To be done
Extract word for word the lines of the listing from its start to the line holding "m = list(range(1, 21))", both ends kept; pictures are not part of the copy.

Data provided
★ ★ ★

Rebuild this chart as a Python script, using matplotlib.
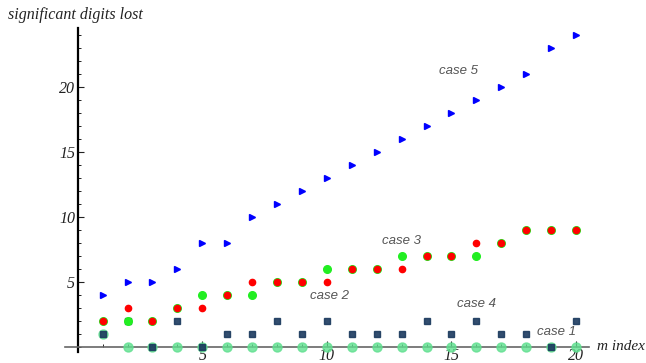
import matplotlib.pyplot as plt
from matplotlib.ticker import MultipleLocator

m = list(range(1, 21))

# digits lost per case
case1 = [1, 0, 0, 0, 0, 0, 0, 0, 0, 0, 0, 0, 0, 0, 0, 0, 0, 0, 0, 0]
case2 = [2, 3, 2, 3, 3, 4, 5, 5, 5, 5, 6, 6, 6, 7, 7, 8, 8, 9, 9, 9]
case3 = [2, 2, 2, 3, 4, 4, 4, 5, 5, 6, 6, 6, 7, 7, 7, 7, 8, 9, 9, 9]
case4 = [1, 2, 0, 2, 0, 1, 1, 2, 1, 2, 1, 1, 1, 2, 1, 2, 1, 1, 0, 2]
case5 = [4, 5, 5, 6, 8, 8, 10, 11, 12, 13, 14, 15, 16, 17, 18, 19, 20, 21, 23, 24]

labels = ['case 1', 'case 2', 'case 3', 'case 4', 'case 5']
label_pos = [(19.2, 1.15), (10.1, 3.9), (13.0, 8.15), (16.0, 3.3), (15.3, 21.2)]

serif = ['Liberation Serif', 'DejaVu Serif']

fig = plt.figure(figsize=(6.46, 3.63), dpi=100)
ax = fig.add_axes([0.101, 0.0298, 0.81, 0.892])

# case 1 under the squares, so overlaps come out dark green
ax.plot(m, case1, 'o', color='#5fe08f', markersize=6.5, alpha=0.8, zorder=3)
ax.plot(m, case4, 's', color='#1b3a5e', markersize=4.5, alpha=0.9, zorder=4)
ax.plot(m, case3, 'o', color='#22ee22', markersize=5.5, zorder=5)
ax.plot(m, case2, 'o', color='#ff0000', markersize=4.5, zorder=6)
ax.plot(m, case5, '>', color='#0000ff', markersize=5, zorder=5)

for txt, (x, y) in zip(labels, label_pos):
    ax.text(x, y, txt, ha='center', va='center', fontsize=9.5,
            style='italic', color='#555555', family=['Liberation Sans', 'DejaVu Sans'])

ax.set_xlim(-0.5, 20.5)
ax.set_ylim(-0.4, 24.5)

ax.spines['left'].set_position(('data', 0))
ax.spines['bottom'].set_position(('data', 0))
ax.spines['right'].set_visible(False)
ax.spines['top'].set_visible(False)
ax.spines['left'].set_linewidth(1.6)
ax.spines['bottom'].set_color('#666666')
ax.spines['bottom'].set_linewidth(1.2)

ax.xaxis.set_major_locator(MultipleLocator(5))
ax.xaxis.set_minor_locator(MultipleLocator(1))
ax.yaxis.set_major_locator(MultipleLocator(5))
ax.yaxis.set_minor_locator(MultipleLocator(1))
ax.set_xticks([5, 10, 15, 20])
ax.set_yticks([5, 10, 15, 20])

ax.tick_params(axis='both', which='major', direction='in', length=4, width=0.8,
               labelsize=11.5, colors='#222222', pad=2)
ax.tick_params(axis='x', which='major', pad=0.5)
ax.tick_params(axis='both', which='minor', direction='in', length=2, width=0.6)
for lab in ax.get_xticklabels() + ax.get_yticklabels():
    lab.set_family(serif)
    lab.set_style('italic')

fig.text(0.012, 0.96, 'significant digits lost', fontsize=11.5, style='italic',
         family=serif, color='#222222', va='center', ha='left')
ax.text(20.85, 0, 'm index', fontsize=11, style='italic', family=serif,
        color='#222222', va='center', ha='left', clip_on=False)

fig.savefig('out.png', dpi=100)
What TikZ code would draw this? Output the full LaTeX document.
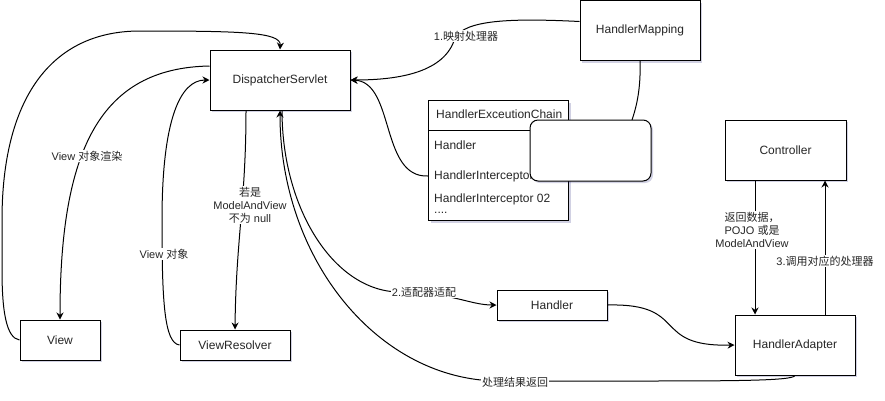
\documentclass[tikz,border=0pt]{standalone}
\usepackage{fontspec}
\setmainfont{Liberation Sans}
\newfontfamily\cjk{Noto Sans CJK SC}
\usetikzlibrary{arrows.meta,shadows}
\tikzset{
  box/.style={draw, fill=white, line width=1pt, inner sep=0pt, font=\fontsize{12}{14}\selectfont, text=black!85,
    drop shadow={shadow xshift=2pt, shadow yshift=-2pt, opacity=0.18, fill=blue!40!black}},
  lbl/.style={fill=white, inner sep=1pt, align=center, font=\fontsize{11}{13}\selectfont, text=black!85},
  arr/.style={line width=1pt, -{Stealth[length=7pt,width=7pt]}},
  ln/.style={line width=1pt},
  rowtxt/.style={anchor=west, inner sep=0pt, font=\fontsize{12}{14}\selectfont, text=black!85}
}
\begin{document}
\begin{tikzpicture}[x=1pt,y=-1pt]
\useasboundingbox (0,0) rectangle (885,400);
% nodes
\node[box, minimum width=140pt, minimum height=60pt] (ds) at (280,80) {DispatcherServlet};
\node[box, minimum width=120pt, minimum height=60pt] (hm) at (640,30.5) {HandlerMapping};
\node[box, minimum width=121pt, minimum height=60pt] (ctrl) at (785.5,150) {Controller};
\node[box, minimum width=80pt, minimum height=40pt] (view) at (60,340) {View};
\node[box, minimum width=110pt, minimum height=30pt] (vr) at (235,345) {ViewResolver};
\node[box, minimum width=110pt, minimum height=30pt] (handler) at (552,305) {Handler};
\node[box, minimum width=120pt, minimum height=60pt] (ha) at (795,345) {HandlerAdapter};
% chain
\node[box, minimum width=140pt, minimum height=120pt, anchor=north west] (chain) at (428,100) {};
\draw[ln] (chain.west |- 0,130) -- (chain.east |- 0,130);
\node[rowtxt] (chead) at (436,114) {HandlerExceutionChain};
\node[rowtxt] (r1) at (434,145) {Handler};
\node[rowtxt] (r2) at (434,176) {HandlerInterceptor};
\node[rowtxt] (r3) at (434,199) {HandlerInterceptor 02};
\node[rowtxt] (r4) at (434,213) {....};
% edges
\draw[ln] (hm.south) .. controls (641,90) and (636,108) .. (632,120);
\node[box, rounded corners=8pt, minimum width=121pt, minimum height=61pt] (rb) at (590.5,150.5) {};

\draw[arr] ([yshift=9pt]hm.west) .. controls (510,18) and (465,20) .. (455,38) .. controls (445,72) and (400,80) .. (ds.east);
\node[lbl] (l1) at (466,36) {1.{\cjk 映射处理器}};

\draw[arr] (chain.west |- r2) .. controls (380,178) and (395,82) .. (ds.east);

\draw[arr] ([xshift=-34pt]ds.south) .. controls (246,200) and (236,240) .. (vr.north);
\node[lbl] (l4) at (250,205) {{\cjk 若是}\\ModelAndView\\{\cjk 不为} null};

\draw[arr] (vr.west) .. controls (164,343) and (162,300) .. (162,220) .. controls (162,120) and (180,80) .. (ds.west);
\node[lbl] (l5) at (164,254) {View {\cjk 对象}};

\draw[arr] ([yshift=14pt]ds.west) .. controls (100,68) and (60,150) .. (view.north);
\node[lbl] (l6) at (87,156) {View {\cjk 对象渲染}};

\draw[arr] (view.west) .. controls (6,338) and (2,310) .. (2,270) -- (2,220) .. controls (2,100) and (50,31) .. (140,31) .. controls (240,31) and (281,32) .. (ds.north);

\draw[arr] ([xshift=2pt]ds.south) .. controls (282,210) and (335,292) .. (400,292) .. controls (450,292) and (470,305) .. (handler.west);
\node[lbl] (l8) at (424,292) {2.{\cjk 适配器适配}};

\draw[arr] (ha.south) .. controls (793,381) and (730,381) .. (620,381) -- (500,381) .. controls (378.5,381) and (280,259.7) .. (ds.south);
\node[lbl] (l9) at (515,382) {\cjk 处理结果返回};

\draw[arr] (handler.east) .. controls (690,303) and (650,347) .. (ha.west);

\draw[arr] (ctrl.south -| 755,0) -- (ha.north -| 755,0);
\node[lbl] (l10) at (752,230) {{\cjk 返回数据，}\\POJO {\cjk 或是}\\ModelAndView};

\draw[arr] (ha.north -| 825,0) -- (ctrl.south -| 825,0);
\node[lbl] (l11) at (825,261) {3.{\cjk 调用对应的处理器}};
\end{tikzpicture}
\end{document}
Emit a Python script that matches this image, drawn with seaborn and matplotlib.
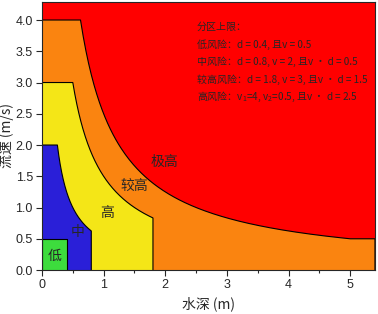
import matplotlib
matplotlib.use('Agg')
import matplotlib.pyplot as plt
import numpy as np
import pandas as pd
import seaborn as sns

zone_names = ['低', '中', '高', '较高', '极高']
zone_colors = ['#3ddc3d', '#2a1fd8', '#f4e617', '#fa8410', '#ff0000']
depth_limits = [0.4, 0.8, 1.8, 5.0]        # d limit per zone
speed_limits = [0.5, 2.0, 3.0, 4.0]        # v limit per zone
product_limits = [None, 0.5, 1.5, 2.5]     # v*d limit per zone
speed_floor = 0.5                          # v2 of the 较高 zone
label_x = [0.21, 0.57, 1.05, 1.49, 1.98]
label_y = [0.22, 0.61, 0.91, 1.34, 1.73]

note_lines = [
    '分区上限：',
    '低风险：d = 0.4, 且v = 0.5',
    '中风险：d = 0.8, v = 2, 且v · d = 0.5',
    '较高风险：d = 1.8, v = 3, 且v · d = 1.5',
    '高风险：v$_1$=4, v$_2$=0.5, 且v · d = 2.5',
]

X_MAX = 5.4
Y_MAX = 4.29


def zone_outline(i):
    """Return the polygon outline (d, v) of zone i."""
    d_lim = depth_limits[i]
    v_lim = speed_limits[i]
    vd = product_limits[i]
    if vd is None:
        d = np.array([0, 0, d_lim, d_lim])
        v = np.array([0, v_lim, v_lim, 0])
        return pd.DataFrame({'d': d, 'v': v})
    d_knee = vd / v_lim
    d_curve = np.linspace(d_knee, d_lim, 200)
    v_curve = vd / d_curve
    if i == 3:
        d = np.concatenate([[0, 0], d_curve, [X_MAX, X_MAX]])
        v = np.concatenate([[0, v_lim], v_curve, [speed_floor, 0]])
    else:
        d = np.concatenate([[0, 0], d_curve, [d_lim]])
        v = np.concatenate([[0, v_lim], v_curve, [0]])
    return pd.DataFrame({'d': d, 'v': v})


sns.set_style('ticks')
plt.rcParams['font.family'] = ['Liberation Sans', 'Noto Sans CJK SC', 'DejaVu Sans']
plt.rcParams['mathtext.default'] = 'regular'
plt.rcParams['axes.unicode_minus'] = False

fig = plt.figure(figsize=(3.78, 3.14), dpi=100)
ax = fig.add_axes([0.111, 0.140, 0.881, 0.854])
ax.set_facecolor(zone_colors[4])

# Draw zones from the largest to the smallest
for i in [3, 2, 1, 0]:
    outline = zone_outline(i)
    ax.fill(outline['d'], outline['v'], color=zone_colors[i], lw=0, zorder=2 + (3 - i))
    sns.lineplot(data=outline, x='d', y='v', sort=False, estimator=None,
                 color='black', lw=0.8, ax=ax, zorder=2.5 + (3 - i))

for name, x, y in zip(zone_names, label_x, label_y):
    ax.text(x, y, name, fontsize=10, ha='center', va='center', fontweight='medium',
            family=['Noto Sans CJK SC'], zorder=10)

for k, line in enumerate(note_lines):
    ax.text(2.51, 3.89 - k * 0.28, line, fontsize=7.2, ha='left', va='center',
            fontweight='medium', family=['Noto Sans CJK SC', 'DejaVu Sans'], zorder=10)

ax.set_xlim(0, X_MAX)
ax.set_ylim(0, Y_MAX)
ax.set_xticks([0, 1, 2, 3, 4, 5])
ax.set_xticks(np.arange(0.5, 5.5, 1), minor=True)
ax.set_yticks(np.arange(0, 4.01, 0.5))
ax.set_yticklabels([f'{t:.1f}' for t in np.arange(0, 4.01, 0.5)])
ax.tick_params(axis='both', labelsize=9, length=4, width=0.8, direction='out', pad=2.5)
ax.tick_params(which='minor', length=2.5, width=0.8)
ax.set_xlabel('水深 (m)', fontsize=10, family=['Noto Sans CJK SC'], labelpad=4)
ax.set_ylabel('流速 (m/s)', fontsize=10, family=['Noto Sans CJK SC'], labelpad=1)
for s in ax.spines.values():
    s.set_linewidth(0.8)
    s.set_zorder(20)

plt.savefig('out.png', dpi=100)
plt.close(fig)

★ ★ ★

Final answer
Rebuild this chart as a Python script, using matplotlib.
import matplotlib.pyplot as plt
from matplotlib.ticker import MultipleLocator

m = list(range(1, 21))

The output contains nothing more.